The long read that pretty much crushed my morning, however, was an essay from a 2018 issue of the Atlantic, The 9.9 Percent is the New American Aristocracy, by Matthew Stewart.



The writer is a former management consultant, and also Oxford trained philosopher, living just outside of Boston. He's descended from a Gatsby-style family of American aristocrats who made and lost their fortune through Standard Oil investments, and so has the interesting perspective of having lived in the aftermath of a family story in the .1 percent while observing what's happening to our country while a member of the 9.9 percent.

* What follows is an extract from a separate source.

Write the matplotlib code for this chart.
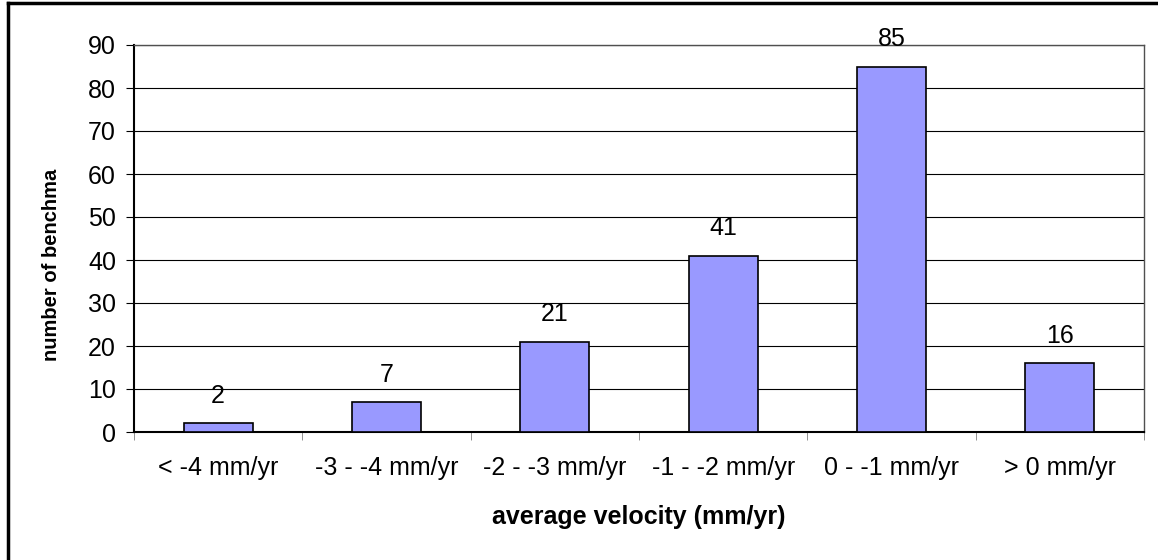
import matplotlib
matplotlib.use("Agg")
import matplotlib.pyplot as plt
from matplotlib.lines import Line2D

# ---------------- Data ---------------- #
categories = ["< -4 mm/yr", "-3 - -4 mm/yr", "-2 - -3 mm/yr",
              "-1 - -2 mm/yr", "0 - -1 mm/yr", "> 0 mm/yr"]
counts = [2, 7, 21, 41, 85, 16]
y_ticks = [0, 10, 20, 30, 40, 50, 60, 70, 80, 90]

plt.rcParams['font.family'] = ['Liberation Sans', 'DejaVu Sans']

W, H = 1158, 560
fig = plt.figure(figsize=(W / 100, H / 100), dpi=100)
ax = fig.add_axes([134 / W, 1 - 432 / H, (1144 - 134) / W, (432 - 45) / H])

x = list(range(len(categories)))
ax.bar(x, counts, width=0.41, color='#9999FF', edgecolor='black', linewidth=1.2, zorder=3)

# value labels above the bars
for xi, v in zip(x, counts):
    ax.annotate(str(v), (xi, v), xytext=(0, 11), textcoords='offset points',
                ha='center', va='bottom', fontsize=18)

ax.set_xlim(-0.5, len(categories) - 0.5)
ax.set_ylim(0, 90)
ax.set_yticks(y_ticks)
ax.tick_params(axis='y', labelsize=18, length=6, direction='out', pad=7)
ax.yaxis.grid(True, color='black', linewidth=0.8, zorder=0)

# x ticks: labels at centres, tick marks between categories
ax.set_xticks(x)
ax.set_xticklabels(categories, fontsize=18)
ax.tick_params(axis='x', length=0, pad=17)
ax.set_xticks([i - 0.5 for i in range(len(categories) + 1)], minor=True)
ax.tick_params(axis='x', which='minor', length=6, color='#808080')

for s in ['left', 'bottom']:
    ax.spines[s].set_color('black')
    ax.spines[s].set_linewidth(1.5)
for s in ['top', 'right']:
    ax.spines[s].set_color('#505050')
    ax.spines[s].set_linewidth(1.0)

# axis titles
fig.text(639 / W, 1 - 517 / H, "average velocity (mm/yr)", fontsize=18,
         fontweight='bold', ha='center', va='center')
fig.text(52 / W, 1 - 265 / H, "number of benchma", fontsize=14.5,
         fontweight='bold', rotation=90, ha='center', va='center')

# outer chart border (top and left only visible)
fig.add_artist(Line2D([8 / W, 1.0], [1 - 3 / H, 1 - 3 / H], color='black', linewidth=2.5))
fig.add_artist(Line2D([8 / W, 8 / W], [0.0, 1 - 3 / H], color='black', linewidth=2.5))

fig.savefig("out.png", dpi=100)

I won't butcher his reasoning or short-change his entertaining and incisive writing with a rushed summary here--you really ought to take a few minutes (okay, more than a few minutes. It's quite a long essay) reading Stewart's observations about how the 9.9 percent--lawyers, doctors, CRNAs, accountants-, IT types: you know the group--have lost touch with what the next ninety percent of us experience in terms of frenzied worklife, lousy healthcare, and precarious finances. And over time we've built a wall around ourselves with unaffordable neighborhoods, academic pedigrees that are signals of class and wealth, and even a full head of well-maintained teeth and a few extra inches of heighth from our diets. There's almost no way in the U.S. now to cross that divide between the two worlds, with paths of social mobility slamming shut and a system rigged to protect our most favored status.


I know what you're thinking--isn't that every system of human organization? I suppose so, but the others have been at least somewhat honest about grouping by calcified caste. We're living the lie of our Horatio Alger myth.


Stewart ties all this to the politics of resentment that have grown more acute over the last several years, a resentment fanned by the .1 percent, and directed from the bottom 90 percent toward the 9.9 crowd, pointy-headed snobs that we/they are. That's an old formula too, divide the less privileged, and one that doesn't bode well for our country in the long run.


But rather than trying to fix all that, I'll don my puffy blue pirate costume in a few minutes, then charge a lot of money to untangle the consequences of a fumble at a real estate closing that's led to a lawsuit. Here I am, part of the problem.